Ironically it was her first husband who united the singer with her second. "We were on vacation in the Ural Mountains," she recalls. "My husband said, 'Janna, meet my friend Valentin.' I looked at him and had the feeling that I had known him for a hundred years." Two months later the two went rowing together. "I knew then that this man was my fate. I went to my husband, a good, understanding man, and said, 'You and I are too similar. I'm a nervous person and you're a nervous person. It's a madhouse for us to live together.' " She gazes at Valentin. "That one, he is calm," she says. "There is a minus-and-plus balance between us, like physics. He grounds me."
Home for the couple is a five-room apartment in a lovely tree-lined neighborhood in south Moscow for which they pay 15 rubles monthly rent ($23). A baby grand piano dominates the study, near a wall where Valentin, a graduate of Moscow's Tchaikovsky Conservatory, has hung his collection of antique sabres. ("Don't mention those," he laughs. "Americans will think all Russians are warlike.") There are souvenirs from trips abroad, Vietnamese vases and lacquer chests—from concert tours to Hanoi—a VCR with a Jesus Christ Superstar tape on top and, in the bedroom, a fox fur rug. A friend, Natasha, cooks for the couple several days a week. Their most treasured possessions are hanging upside down in a large wire cage. Masha and Igor are two slow lorises—Janna calls them "lazy monkeys"—that they bought in Vietnam. "I think Masha may be pregnant," Janna says, affectionately touching tongues with her. "They even travel abroad with us."

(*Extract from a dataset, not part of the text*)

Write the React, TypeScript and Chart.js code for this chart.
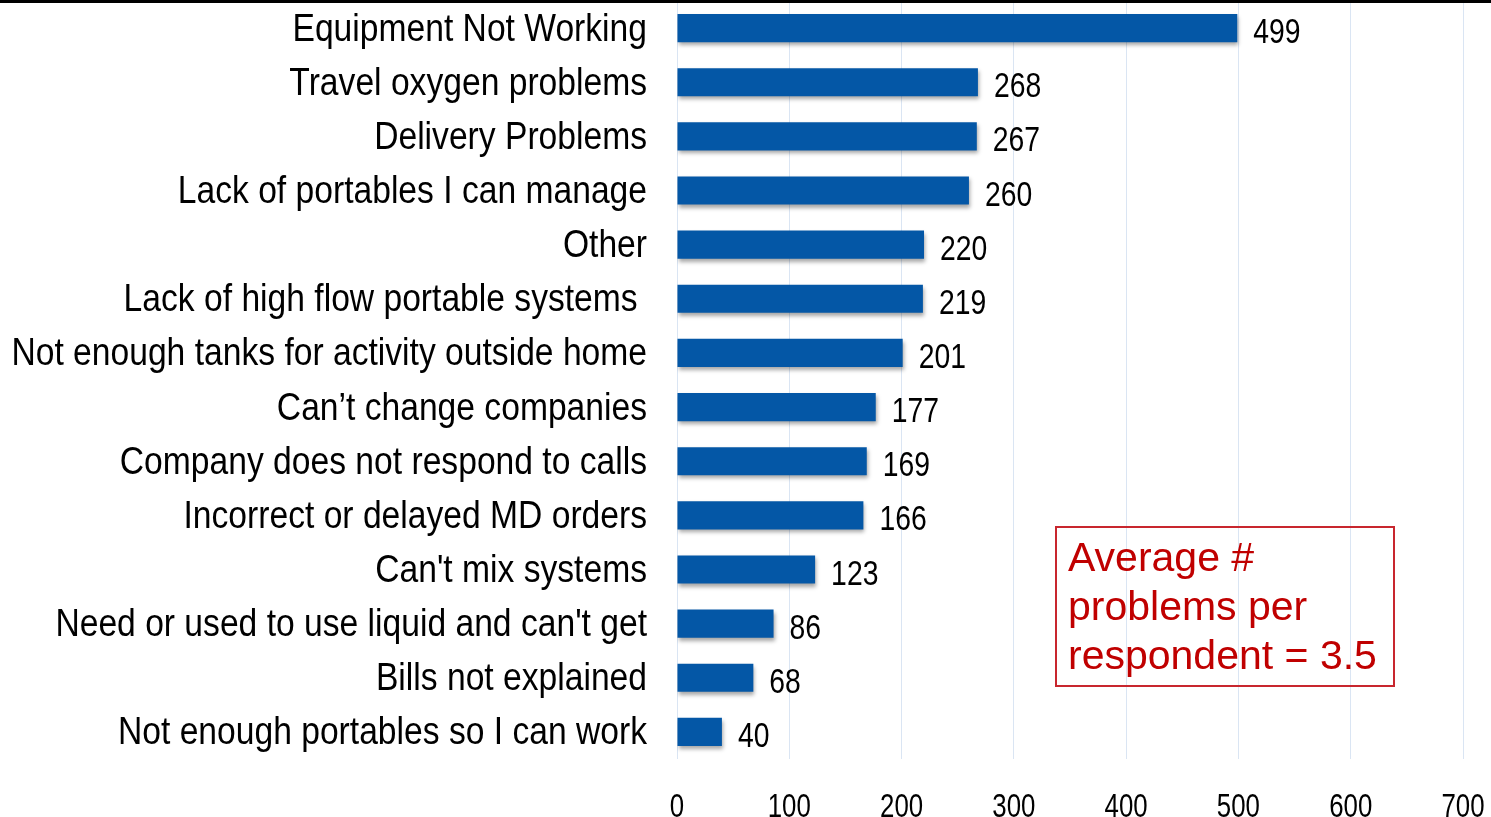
import React, { useEffect, useRef } from "react";
import { Chart, registerables } from "chart.js";

Chart.register(...registerables);

const categories = [
  "Equipment Not Working",
  "Travel oxygen problems",
  "Delivery Problems",
  "Lack of portables I can manage",
  "Other",
  "Lack of high flow portable systems ",
  "Not enough tanks for activity outside home",
  "Can’t change companies",
  "Company does not respond to calls",
  "Incorrect or delayed MD orders",
  "Can't mix systems",
  "Need or used to use liquid and can't get",
  "Bills not explained",
  "Not enough portables so I can work",
];
const values = [499, 268, 267, 260, 220, 219, 201, 177, 169, 166, 123, 86, 68, 40];
const xMin = 0;
const xMax = 700;
const xStep = 100;
const xTickLabels = ["0", "100", "200", "300", "400", "500", "600", "700"];
const noteLines = ["Average #", "problems per", "respondent = 3.5"];

const FONT = "'Liberation Sans', Arial, sans-serif";

function drawCondensed(ctx: any, text: string, x: number, y: number, size: number, sx: number, align: string) {
  ctx.save();
  ctx.translate(x, y);
  ctx.scale(sx, 1);
  ctx.font = `${size}px ${FONT}`;
  ctx.textAlign = align;
  ctx.textBaseline = "alphabetic";
  ctx.fillStyle = "#000";
  ctx.fillText(text, 0, 0);
  ctx.restore();
}

const barDecor = {
  id: "barDecor",
  beforeDatasetsDraw(chart: any) {
    const ctx = chart.ctx;
    ctx.save();
    ctx.shadowColor = "rgba(0,0,0,0.35)";
    ctx.shadowBlur = 4;
    ctx.shadowOffsetX = 1;
    ctx.shadowOffsetY = 3;
  },
  afterDatasetsDraw(chart: any) {
    const ctx = chart.ctx;
    ctx.restore();
    const meta = chart.getDatasetMeta(0);
    meta.data.forEach((bar: any, i: number) => {
      drawCondensed(ctx, String(values[i]), bar.x + 16, bar.y + 15, 35, 0.81, "left");
    });
    const yScale = chart.scales.y;
    const area = chart.chartArea;
    categories.forEach((c, i) => {
      const y = yScale.getPixelForValue(i);
      drawCondensed(ctx, c, area.left - 30, y + 12.5, 38, 0.885, "right");
    });
    const xScale = chart.scales.x;
    xTickLabels.forEach((t, i) => {
      const x = xScale.getPixelForValue(xMin + i * xStep);
      drawCondensed(ctx, t, x, 817, 34, 0.76, "center");
    });
  },
};

export default function App() {
  const ref = useRef<HTMLCanvasElement>(null);
  useEffect(() => {
    if (!ref.current) return;
    const chart = new Chart(ref.current, {
      type: "bar",
      data: {
        labels: categories,
        datasets: [
          {
            data: values,
            backgroundColor: "#0457A6",
            borderWidth: 0,
            barPercentage: 0.52,
            categoryPercentage: 1.0,
          },
        ],
      },
      options: {
        indexAxis: "y",
        animation: false,
        responsive: false,
        maintainAspectRatio: false,
        layout: { padding: { top: 1, right: 28, bottom: 0, left: 0 } },
        plugins: {
          legend: { display: false },
          tooltip: { enabled: false },
        },
        scales: {
          x: {
            min: xMin,
            max: xMax,
            ticks: { stepSize: xStep, display: false },
            grid: { color: "#DAE5F3", lineWidth: 1, drawTicks: false },
            border: { display: false },
            afterFit: (s: any) => {
              s.height = 58;
            },
          },
          y: {
            ticks: { display: false, autoSkip: false },
            grid: { display: false, drawTicks: false },
            border: { display: false },
            afterFit: (s: any) => {
              s.width = 677;
            },
          },
        },
      },
      plugins: [barDecor],
    });
    return () => chart.destroy();
  }, []);

  return (
    <div style={{ position: "absolute", left: 0, top: 0, width: 1491, height: 817, background: "#fff" }}>
      <canvas ref={ref} width={1491} height={817} style={{ position: "absolute", left: 0, top: 0 }} />
      <div style={{ position: "absolute", left: 0, top: 0, width: 1491, height: 3, background: "#000" }} />
      <div
        style={{
          position: "absolute",
          left: 1055,
          top: 526,
          width: 340,
          height: 161,
          boxSizing: "border-box",
          border: "2px solid #C8262E",
          paddingTop: 5,
          paddingLeft: 11,
          color: "#C00000",
          fontFamily: FONT,
          fontSize: 41,
          lineHeight: "49px",
          whiteSpace: "nowrap",
        }}
      >
        {noteLines.map((l, i) => (
          <div key={i}>{l}</div>
        ))}
      </div>
    </div>
  );
}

It is from her trips to the villages that Bichevskaya clearly draws spiritual sustenance. One evening, over a lavish dinner that included pickled garlic cloves and klukva (cranberries that Soviets now extol for their "antiradiation" properties), she recalled the songs she learned at a harvest festival on the Don River south of Moscow. An old Cossack soon passed out from drinking vodka served in huge mugs, she says, but he began to sing again after his head was plunged into a bucket of ice-cold water. "It's a tragedy today that our children don't know these songs," she says. "They listen to nondescript music. It creates emptiness. If you tear yourself away from your traditions, your art won't have its own face. Or it will become a fearful face, a face without eyes."